Глава 24. Пение сутр, пламя

Фучжоу, гора Цинъюань.

Цинъюань — гора небольшая, покрытая лесами, у подножия есть водоёмы, а на горе имеются поселения, одно из которых зовётся “Сотня рек” и является резиденцией безгранично уважаемых в цзянху “Фобибайши” из ордена “Сыгу”, другое же называется храм Пуду и является монастырём.

Этот монастырь ничем не отличается от других, и как во всяком монастыре, в нём есть старый монах, которого зовут настоятелем. Монашеское имя настоятеля храма Пуду — Уляо, это старик с добродушным лицом, духом подобный архатам, а обликом — бодхисаттве. Уляо и был тот настоятель, про которого Пухуэй сказал: “слёг с тяжким недугом, и врачи опустили руки”.
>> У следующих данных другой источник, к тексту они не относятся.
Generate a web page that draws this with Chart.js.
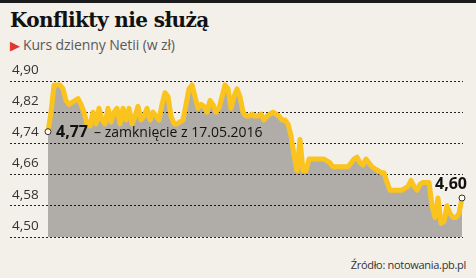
<!DOCTYPE html>
<html>
<head>
<meta charset="utf-8">
<script src="https://cdn.jsdelivr.net/npm/chart.js@4.4.1/dist/chart.umd.min.js"></script>
<style>
  body { margin: 0; background: #f3efe9; }
  #box { position: relative; width: 476px; height: 278px; overflow: hidden; background: #f3efe9; }
  #bar { position: absolute; left: 0; top: 0; width: 476px; height: 3px; background: #1b1b1b; }
  #title { position: absolute; left: 10px; top: 8px; font: bold 20px "DejaVu Serif", serif; letter-spacing: -0.6px; color: #111; }
  #sub { position: absolute; left: 10px; top: 35px; font: 14px "Open Sans", sans-serif; color: #5a5a5a; letter-spacing: -0.1px; }
  #sub span { color: #e2382b; font-size: 13px; margin-right: 3px; }
  #src { position: absolute; right: 10px; top: 257px; font: 11px "Open Sans", sans-serif; color: #333; letter-spacing: -0.3px; }
  canvas { position: absolute; left: 0; top: 0; }
</style>
</head>
<body>
<div id="box">
  <div id="bar"></div>
  <div id="title">Konflikty nie służą</div>
  <div id="sub"><span>&#9654;</span>Kurs dzienny Netii (w zł)</div>
  <div id="src">Źródło: notowania.pb.pl</div>
  <canvas id="chart" width="476" height="278"></canvas>
</div>
<script>
// kurs Netii od 17.05.2016
const startDate = "17.05.2016";
const prices = [
  4.77, 4.82, 4.89, 4.89, 4.89, 4.88, 4.85, 4.84, 4.845, 4.85,
  4.855, 4.84, 4.82, 4.79, 4.785, 4.82, 4.79, 4.83, 4.80, 4.79,
  4.83, 4.795, 4.82, 4.83, 4.79, 4.83, 4.80, 4.83, 4.79, 4.81,
  4.835, 4.80, 4.81, 4.83, 4.80, 4.82, 4.81, 4.80, 4.84, 4.87,
  4.86, 4.81, 4.79, 4.79, 4.795, 4.80, 4.84, 4.88, 4.89, 4.86,
  4.83, 4.84, 4.835, 4.82, 4.85, 4.84, 4.82, 4.83, 4.86, 4.89,
  4.88, 4.83, 4.86, 4.88, 4.86, 4.82, 4.81, 4.81, 4.815, 4.81,
  4.81, 4.815, 4.80, 4.81, 4.815, 4.82, 4.815, 4.81, 4.80, 4.80,
  4.79, 4.76, 4.71, 4.67, 4.75, 4.67, 4.67, 4.70, 4.70, 4.70,
  4.70, 4.70, 4.70, 4.695, 4.69, 4.68, 4.68, 4.68, 4.68, 4.68,
  4.68, 4.69, 4.70, 4.705, 4.69, 4.685, 4.70, 4.69, 4.68, 4.675,
  4.67, 4.665, 4.665, 4.64, 4.62, 4.62, 4.62, 4.62, 4.62, 4.625,
  4.63, 4.645, 4.63, 4.62, 4.635, 4.64, 4.64, 4.64, 4.58, 4.55,
  4.60, 4.535, 4.54, 4.58, 4.56, 4.55, 4.55, 4.56, 4.60
];
const yTicks = [4.50, 4.58, 4.66, 4.74, 4.82, 4.90];

const fmt = v => v.toFixed(2).replace(".", ",");
const last = prices.length - 1;

const labelsPlugin = {
  id: "labels",
  afterDatasetsDraw(chart) {
    const pts = chart.getDatasetMeta(0).data;
    const a = pts[0], b = pts[last];
    const c = chart.ctx;
    c.save();
    c.fillStyle = "#111";
    c.textBaseline = "middle";
    c.font = 'bold 16px "Open Sans"';
    c.fillText(fmt(prices[0]), a.x + 8, a.y + 1);
    const w = c.measureText(fmt(prices[0])).width;
    c.font = '14px "Open Sans"';
    c.fillText("– zamknięcie z " + startDate, a.x + 8 + w + 6, a.y + 1);
    c.font = 'bold 16px "Open Sans"';
    c.textAlign = "right";
    c.fillText(fmt(prices[last]), b.x + 5, b.y - 14);
    c.restore();
  }
};

new Chart(document.getElementById("chart"), {
  type: "line",
  data: {
    datasets: [{
      data: prices.map((v, i) => ({ x: i, y: v })),
      borderColor: "#fbc31d",
      borderWidth: 5,
      borderJoinStyle: "round",
      backgroundColor: "rgba(0,0,0,0.275)",
      fill: "start",
      tension: 0,
      clip: false,
      pointRadius: ctx => (ctx.dataIndex === 0 || ctx.dataIndex === last) ? 3 : 0,
      pointBackgroundColor: "#fffbe8",
      pointBorderColor: "#333",
      pointBorderWidth: 1
    }]
  },
  options: {
    responsive: false,
    animation: false,
    layout: { padding: { left: 10, right: 13, top: 81, bottom: 41 } },
    plugins: { legend: { display: false }, tooltip: { enabled: false } },
    scales: {
      x: { type: "linear", display: false, min: -12.67, max: last + 0.33 },
      y: {
        min: 4.5,
        max: 4.9,
        afterBuildTicks: s => { s.ticks = yTicks.map(v => ({ value: v })); },
        afterFit: s => { s.width = 0; },
        grid: { color: "#222", lineWidth: 1, drawTicks: false },
        border: { display: false, dash: [2, 2] },
        ticks: {
          mirror: true,
          padding: 2,
          labelOffset: -11,
          color: "#333",
          font: { family: "Open Sans", size: 13.5 },
          callback: v => fmt(v)
        }
      }
    }
  },
  plugins: [labelsPlugin]
});
</script>
</body>
</html>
Настоятель Уляо удалился от мира на горе Цинъюань уже больше десяти лет назад. Поговаривают, что некогда он обладал огромной властью, однако с тех пор, как возглавил храм Пуду, жил скромно и обычно редко выходил за ворота, только каждый день прогуливался до пагоды, расположенной в трёх чжанах от своей кельи, и тренировался. Уляо был добрым и заботливым, и потому все в храме обеспокоились, когда он вдруг тяжело заболел.

При свете солнца пагода высотой около пяти чжанов подчёркивала непритязательность монастыря, его торжественную и умиротворяющую атмосферу, а её длинная тень создавала в помещении ощущение покоя и уединения, раздавались чистые голоса — это монахи читали утренние сутры.

Ли Ляньхуа уставился на расплывшегося в улыбке настоятеля Уляо, который с прямой спиной сидел на кровати, и протяжно вздохнул.

— Вам известно выражение: “Монахи не лгут”?

Настоятель Уляо улыбнулся.

— Но иначе разве согласился бы глава Ли приехать?